# DATA SEGMENT
^^^^
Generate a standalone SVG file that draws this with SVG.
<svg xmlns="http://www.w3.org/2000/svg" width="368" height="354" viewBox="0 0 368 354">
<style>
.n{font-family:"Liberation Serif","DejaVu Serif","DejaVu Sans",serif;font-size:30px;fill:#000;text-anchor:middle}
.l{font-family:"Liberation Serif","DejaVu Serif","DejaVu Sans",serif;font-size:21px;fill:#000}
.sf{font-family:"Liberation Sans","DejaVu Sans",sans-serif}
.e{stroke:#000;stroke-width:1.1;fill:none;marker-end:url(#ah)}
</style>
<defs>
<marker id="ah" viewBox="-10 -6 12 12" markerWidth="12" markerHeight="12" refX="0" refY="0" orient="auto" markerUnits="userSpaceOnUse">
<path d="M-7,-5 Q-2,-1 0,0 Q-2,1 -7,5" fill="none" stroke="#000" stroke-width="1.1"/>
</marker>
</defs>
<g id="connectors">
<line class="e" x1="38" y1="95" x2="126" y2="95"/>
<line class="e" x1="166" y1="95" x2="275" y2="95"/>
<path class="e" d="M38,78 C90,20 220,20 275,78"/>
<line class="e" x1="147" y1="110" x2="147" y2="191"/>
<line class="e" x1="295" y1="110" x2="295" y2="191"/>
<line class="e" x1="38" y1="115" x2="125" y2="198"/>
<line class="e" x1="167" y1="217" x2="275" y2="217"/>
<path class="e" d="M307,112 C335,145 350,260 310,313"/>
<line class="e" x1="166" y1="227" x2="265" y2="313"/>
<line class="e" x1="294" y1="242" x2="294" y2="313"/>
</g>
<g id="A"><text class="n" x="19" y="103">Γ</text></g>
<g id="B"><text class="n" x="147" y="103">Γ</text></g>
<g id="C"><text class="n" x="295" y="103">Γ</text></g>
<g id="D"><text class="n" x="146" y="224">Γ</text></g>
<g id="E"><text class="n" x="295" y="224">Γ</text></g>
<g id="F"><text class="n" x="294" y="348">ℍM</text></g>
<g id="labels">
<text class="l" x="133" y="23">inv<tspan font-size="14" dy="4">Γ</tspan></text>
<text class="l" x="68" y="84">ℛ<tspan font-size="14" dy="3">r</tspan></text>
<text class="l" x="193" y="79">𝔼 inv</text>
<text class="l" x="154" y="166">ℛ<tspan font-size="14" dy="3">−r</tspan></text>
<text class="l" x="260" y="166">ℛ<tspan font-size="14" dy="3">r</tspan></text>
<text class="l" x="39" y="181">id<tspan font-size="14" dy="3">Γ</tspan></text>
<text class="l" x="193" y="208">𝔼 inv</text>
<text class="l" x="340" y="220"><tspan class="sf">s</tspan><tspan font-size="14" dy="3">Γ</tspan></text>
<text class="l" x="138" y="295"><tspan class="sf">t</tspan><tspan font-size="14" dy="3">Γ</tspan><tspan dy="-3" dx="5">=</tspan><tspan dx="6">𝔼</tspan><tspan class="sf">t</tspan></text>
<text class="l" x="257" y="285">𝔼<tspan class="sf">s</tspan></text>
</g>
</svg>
^^^^
# EXERCISE PROMPT
From the preceding material, extract every line exactly.

# SOLUTION
Generate a standalone SVG file that draws this with SVG.
<svg xmlns="http://www.w3.org/2000/svg" width="368" height="354" viewBox="0 0 368 354">
<style>
.n{font-family:"Liberation Serif","DejaVu Serif","DejaVu Sans",serif;font-size:30px;fill:#000;text-anchor:middle}
.l{font-family:"Liberation Serif","DejaVu Serif","DejaVu Sans",serif;font-size:21px;fill:#000}
.sf{font-family:"Liberation Sans","DejaVu Sans",sans-serif}
.e{stroke:#000;stroke-width:1.1;fill:none;marker-end:url(#ah)}
</style>
<defs>
<marker id="ah" viewBox="-10 -6 12 12" markerWidth="12" markerHeight="12" refX="0" refY="0" orient="auto" markerUnits="userSpaceOnUse">
<path d="M-7,-5 Q-2,-1 0,0 Q-2,1 -7,5" fill="none" stroke="#000" stroke-width="1.1"/>
</marker>
</defs>
<g id="connectors">
<line class="e" x1="38" y1="95" x2="126" y2="95"/>
<line class="e" x1="166" y1="95" x2="275" y2="95"/>
<path class="e" d="M38,78 C90,20 220,20 275,78"/>
<line class="e" x1="147" y1="110" x2="147" y2="191"/>
<line class="e" x1="295" y1="110" x2="295" y2="191"/>
<line class="e" x1="38" y1="115" x2="125" y2="198"/>
<line class="e" x1="167" y1="217" x2="275" y2="217"/>
<path class="e" d="M307,112 C335,145 350,260 310,313"/>
<line class="e" x1="166" y1="227" x2="265" y2="313"/>
<line class="e" x1="294" y1="242" x2="294" y2="313"/>
</g>
<g id="A"><text class="n" x="19" y="103">Γ</text></g>
<g id="B"><text class="n" x="147" y="103">Γ</text></g>
<g id="C"><text class="n" x="295" y="103">Γ</text></g>
<g id="D"><text class="n" x="146" y="224">Γ</text></g>
<g id="E"><text class="n" x="295" y="224">Γ</text></g>
<g id="F"><text class="n" x="294" y="348">ℍM</text></g>
<g id="labels">
<text class="l" x="133" y="23">inv<tspan font-size="14" dy="4">Γ</tspan></text>
<text class="l" x="68" y="84">ℛ<tspan font-size="14" dy="3">r</tspan></text>
<text class="l" x="193" y="79">𝔼 inv</text>
<text class="l" x="154" y="166">ℛ<tspan font-size="14" dy="3">−r</tspan></text>
<text class="l" x="260" y="166">ℛ<tspan font-size="14" dy="3">r</tspan></text>
<text class="l" x="39" y="181">id<tspan font-size="14" dy="3">Γ</tspan></text>
<text class="l" x="193" y="208">𝔼 inv</text>
<text class="l" x="340" y="220"><tspan class="sf">s</tspan><tspan font-size="14" dy="3">Γ</tspan></text>
<text class="l" x="138" y="295"><tspan class="sf">t</tspan><tspan font-size="14" dy="3">Γ</tspan><tspan dy="-3" dx="5">=</tspan><tspan dx="6">𝔼</tspan><tspan class="sf">t</tspan></text>
<text class="l" x="257" y="285">𝔼<tspan class="sf">s</tspan></text>
</g>
</svg>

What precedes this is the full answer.